Either way, I'm not going to stop arguing for reasonable discourse and getting to the bottom of things.
The "other guy" said this: Affidavits are not evidence until they're presented to a court. [emphasis mine]
There have been so many court cases tossed out (50+ if some accounts are to be believed, but that's just hearsay) , one of two things has to be happening:
1) The affidavits never made their way into court as evidence, likely because the plaintiff lawyers didn't want to put them forward as such, or
2) The affidavits were presented in court as evidence and got discounted because they're too weak as evidence
But the common thread appears to be that these "affidavits" don't stand up to any strong scrutiny, and amount to "random person alleges they saw fraud happen", which then quickly changes to "random person alleges they believe they saw fraud, but couldn't state for sure" when under penalty of perjury.
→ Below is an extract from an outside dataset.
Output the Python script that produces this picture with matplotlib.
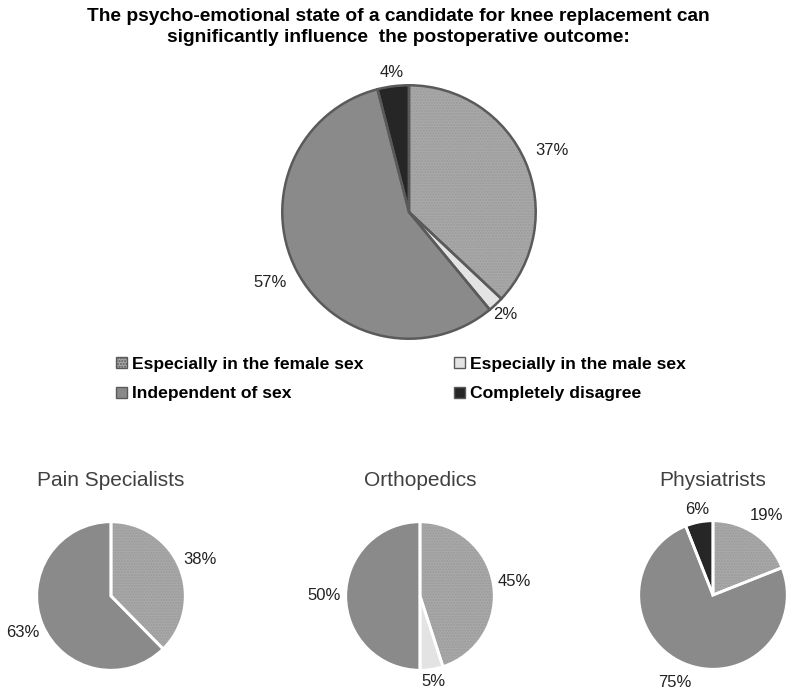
import numpy as np
import matplotlib
matplotlib.use("Agg")
import matplotlib.pyplot as plt
from matplotlib.patches import Patch

plt.rcParams["font.family"] = ["Liberation Sans", "DejaVu Sans"]

# -----------------------------
# DATA
# -----------------------------
TITLE = ("The psycho-emotional state of a candidate for knee replacement can\n"
         "significantly influence  the postoperative outcome:")
categories = ["Especially in the female sex", "Especially in the male sex",
              "Independent of sex", "Completely disagree"]
overall = [37, 2, 57, 4]

groups = ["Pain Specialists", "Orthopedics", "Physiatrists"]
pain = [38, 0, 63, 0]
ortho = [45, 5, 50, 0]
physio = [19, 0, 75, 6]
group_values = [pain, ortho, physio]

colors = ["#a9a9a9", "#e3e3e3", "#8a8a8a", "#262626"]
hatch_col = "#9a9a9a"

W, H = 797, 692
fig = plt.figure(figsize=(W / 100, H / 100), dpi=100)


def pie_axes(cx, cy, r):
    ax = fig.add_axes([(cx - r) / W, 1 - (cy + r) / H, 2 * r / W, 2 * r / H])
    ax.axis("off")
    return ax


def draw_pie(ax, values, edge, lw, dist, fs):
    keep = [i for i, v in enumerate(values) if v > 0]
    vals = [values[i] for i in keep]
    cols = [colors[i] for i in keep]
    # fill layer (hatch for the female slice)
    wedges, _ = ax.pie(vals, colors=cols, startangle=90, counterclock=False,
                       radius=1, wedgeprops=dict(linewidth=0))
    for w, i in zip(wedges, keep):
        if i == 0:
            w.set_hatch("......")
            w.set_edgecolor(hatch_col)
            w.set_linewidth(0)
    # outline layer
    ax.pie(vals, colors=["none"] * len(vals), startangle=90, counterclock=False,
           radius=1, wedgeprops=dict(linewidth=lw, edgecolor=edge))
    for w, v in zip(wedges, vals):
        mid = np.deg2rad((w.theta1 + w.theta2) / 2)
        d = dist if v >= 8 else dist - 0.12
        ax.text(d * np.cos(mid), d * np.sin(mid), f"{v}%", ha="center",
                va="center", fontsize=fs, color="#222222")
    ax.set_xlim(-1.01, 1.01)
    ax.set_ylim(-1.01, 1.01)
    ax.set_aspect("equal")


# main pie
ax0 = pie_axes(409, 212, 128)
draw_pie(ax0, overall, "#5a5a5a", 1.8, 1.23, 12)

fig.text(0.5, 1 - 27 / H, TITLE, ha="center", va="center", fontsize=13.8,
         fontweight="bold", linespacing=1.3)

# legend
handles = [Patch(facecolor=colors[i], edgecolor="#5a5a5a", linewidth=1.0,
                 hatch="......" if i == 0 else None) for i in range(4)]
order = [0, 2, 1, 3]
fig.legend([handles[i] for i in order], [categories[i] for i in order],
           ncol=2, loc="center", bbox_to_anchor=(401 / W, 1 - 379 / H),
           frameon=False, handlelength=0.6, handleheight=0.6, handletextpad=0.3,
           columnspacing=5.2, labelspacing=0.85,
           prop=dict(weight="bold", size=12.6))

# small pies
centers = [(111, 596), (420, 596), (713, 595)]
for name, vals, (cx, cy) in zip(groups, group_values, centers):
    ax = pie_axes(cx, cy, 75)
    draw_pie(ax, vals, "white", 2.0, 1.29, 12)
    fig.text(cx / W, 1 - 481 / H, name, ha="center", va="center",
             fontsize=15, color="#404040")

fig.savefig("out.png", dpi=100, facecolor="white")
There are affidavits. They have not be submitted to courts. But this is not because Trump and friends have been prevented from doing so. Instead they have chosen not to submit this material. So cases have been tossed for lack of any factual evidence. These affidavits are reasonably declared "not evidence" because when offered the chance to get a court to look at them the legal team has instead skipped it.
There have been dozens of cases submitted to various courts.
Those courts evaluated the evidence presented and dismissed the cases out of hand. What do you think the court does when it dismisses a case? Do you think it just randomly chooses cases to dismiss?
Don't pretend that hasn't happened. Don't conflate what is playing out in the media and what has happened in the court system.